Wegen Marsalek: Ex-Wirecard-Chef Braun bleibt noch ein Jahr in Haft

Finance Committee hearing on Wirecard scandal
Die Münchner Justiz will eine weitere Flucht im Wirecard-Skandal verhindern, der Österreicher bleibt somit weiter in U-Haft.

Seit mehr als einem Jahr sitzt Markus Braun nun schon hinter Gittern. Am 22. Juli 2020 wurde der 52-jährige Österreicher festgenommen, seither sitzt er in der Justizvollzugsanstalt Augsburg-Gablingen in Untersuchungshaft. Ein Ende ist dabei noch lange nicht in Sicht, im Gegenteil: Braun wird wohl noch mindestens ein weiteres Jahr im Gefängnis verbringen müssen, ehe es zu einem Prozess kommen wird.

Wie die Süddeutsche Zeitung (SZ) berichtet, sieht das Oberlandesgericht München nämlich eine imminente Fluchtgefahr bei Braun. Das hat vor allem damit zu tun, dass der Hauptverdächtige im Wirecard-Bilanzskandal, Ex-Finanzvorstand Jan Marsalek, seit Juni 2020 auf der Flucht vor den Behörden ist. Sollte Braun nun also freigelassen werden, so bestehe die Gefahr, dass die beiden ehemaligen Vorstandskollegen miteinander in Kontakt treten oder sogar versuchen könnten, gewisse Geschehnisse rund um Wirecard zu vertuschen. Da es nach wie vor keine klare Spur zu Marsaleks aktuellem Aufenthaltsort gibt, will die Staatsanwaltschaft München keine Risiken eingehen.

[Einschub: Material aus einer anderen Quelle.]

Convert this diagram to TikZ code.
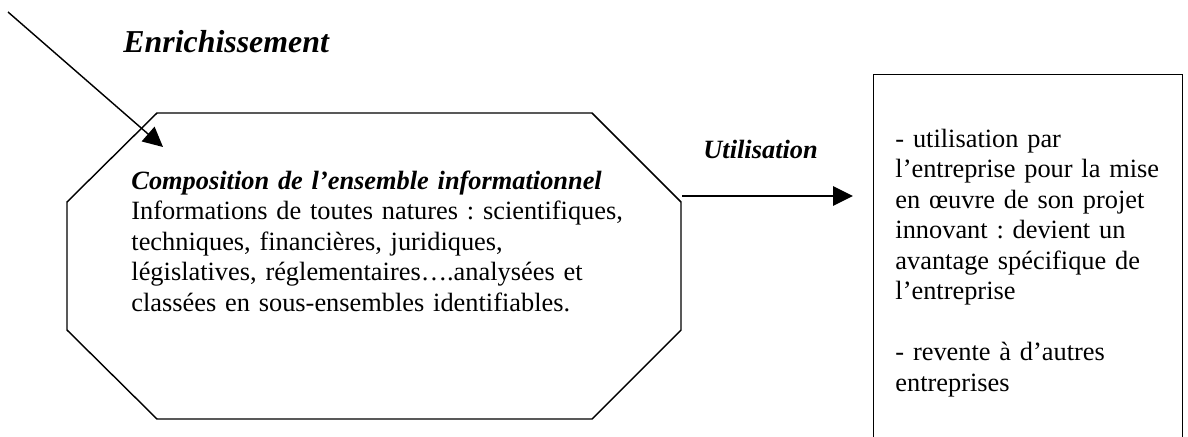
\documentclass[tikz,border=0pt]{standalone}
\usepackage{fontspec}
\setmainfont{Liberation Serif}
\frenchspacing
\usetikzlibrary{arrows.meta}
\begin{document}
\begin{tikzpicture}[x=0.455pt,y=-0.455pt,
  line/.style={line width=0.65pt, draw=black},
  arr/.style={line width=0.65pt, draw=black, -{Triangle[length=9pt,width=8.8pt]}},
  lbl/.style={font=\fontsize{12}{13.9}\selectfont\bfseries\itshape, inner sep=0pt, anchor=base west},
  ttl/.style={font=\fontsize{14.5}{16}\selectfont\bfseries\itshape, inner sep=0pt, anchor=base west},
  body/.style={font=\fontsize{12}{13.9}\selectfont, inner sep=0pt, anchor=base west, align=left},
  boxst/.style={line, rectangle, inner sep=0pt, anchor=north west, minimum width=140.6pt, minimum height=190pt}]
\useasboundingbox (0,0) rectangle (1188,436);
\clip (0,0) rectangle (1188,436);
% octagon
\coordinate (o1) at (157,113);
\coordinate (o2) at (592,113);
\coordinate (o3) at (681,202);
\coordinate (o4) at (681,330);
\coordinate (o5) at (592,419);
\coordinate (o6) at (157,419);
\coordinate (o7) at (67,330);
\coordinate (o8) at (67,202);
\draw[line] (o1) -- (o2) -- (o3) -- (o4) -- (o5) -- (o6) -- (o7) -- (o8) -- cycle;
\node[body, text width=250pt] (comp) at (131,189) {\textbf{\textit{Composition de l’ensemble informationnel}}\\
Informations de toutes natures : scientifiques,\\
techniques, financières, juridiques,\\
législatives, réglementaires….analysées et\\
classées en sous-ensembles identifiables.};
% right box
\node[boxst] (res) at (873,74) {};
\node[body, text width=135pt] (restext) at (895,147) {- utilisation par\\
l’entreprise pour la mise\\
en œuvre de son projet\\
innovant : devient un\\
avantage spécifique de\\
l’entreprise\\[13.9pt]
- revente à d’autres\\
entreprises};
% labels
\node[ttl] (enr) at (123,52) {Enrichissement};
\node[lbl] (util) at (703,158) {Utilisation};
% arrows
\coordinate (a1s) at (8,12);
\coordinate (a1e) at (163,147);
\draw[arr] (a1s) -- (a1e);
\coordinate (a2s) at (682,196);
\coordinate (a2e) at (853,196);
\draw[arr] (a2s) -- (a2e);
\end{tikzpicture}
\end{document}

Ein weiteres Problem für die deutschen Behörden ist, dass Braun - wie auch Marsalek - österreichischer Staatsbürger ist. Würde sich der 52-Jährige also kurz nach seiner Freilassung in die Heimat absetzen, so könnte ein mühsames Auslieferungsverfahren anstehen, das Braun zusätzlich Zeit verschaffen würde.

Prozessbeginn erst 2022

Zeit, die Braun jetzt weiter hinter Gittern verbringen muss. Vor einem etwaigen Prozessbeginn wird der ehemalige Wirecard-CEO keinesfalls freikommen, wahrscheinlich auch während des Verfahrens nicht. Weil sich die Vorwürfe aber wie eine Auflistung aller möglichen schweren Wirtschaftsverbrechen liest, dürfte eine Anklage frühestens im Herbst vorliegen: Braun droht ein Prozess wegen Milliardenbetruges, Bilanzfälschung, Manipulation des Aktienkurses und Veruntreuung von Konzernvermögen. Braun selbst sieht sich als Opfer einer von Marsalek angeführten Bande.

Bisher gibt es noch nicht einmal einen Entwurf der Anklageschrift, die Ermittlungen scheinen sich schwierig zu gestalten. Die bayrischen Behörden sind wegen der tausenden Dokumente rund um den Wirecard-Skandal bis heute ausgelastet, zudem braucht es Rechtshilfe aus etlichen anderen Ländern, darunter Österreich, Weißrussland, die Vereinigten Arabischen Emirate, Singapur oder die Philippinen. Beginnen dürfte das Gerichtsverfahren daher wohl frühestens Anfang nächsten Jahres.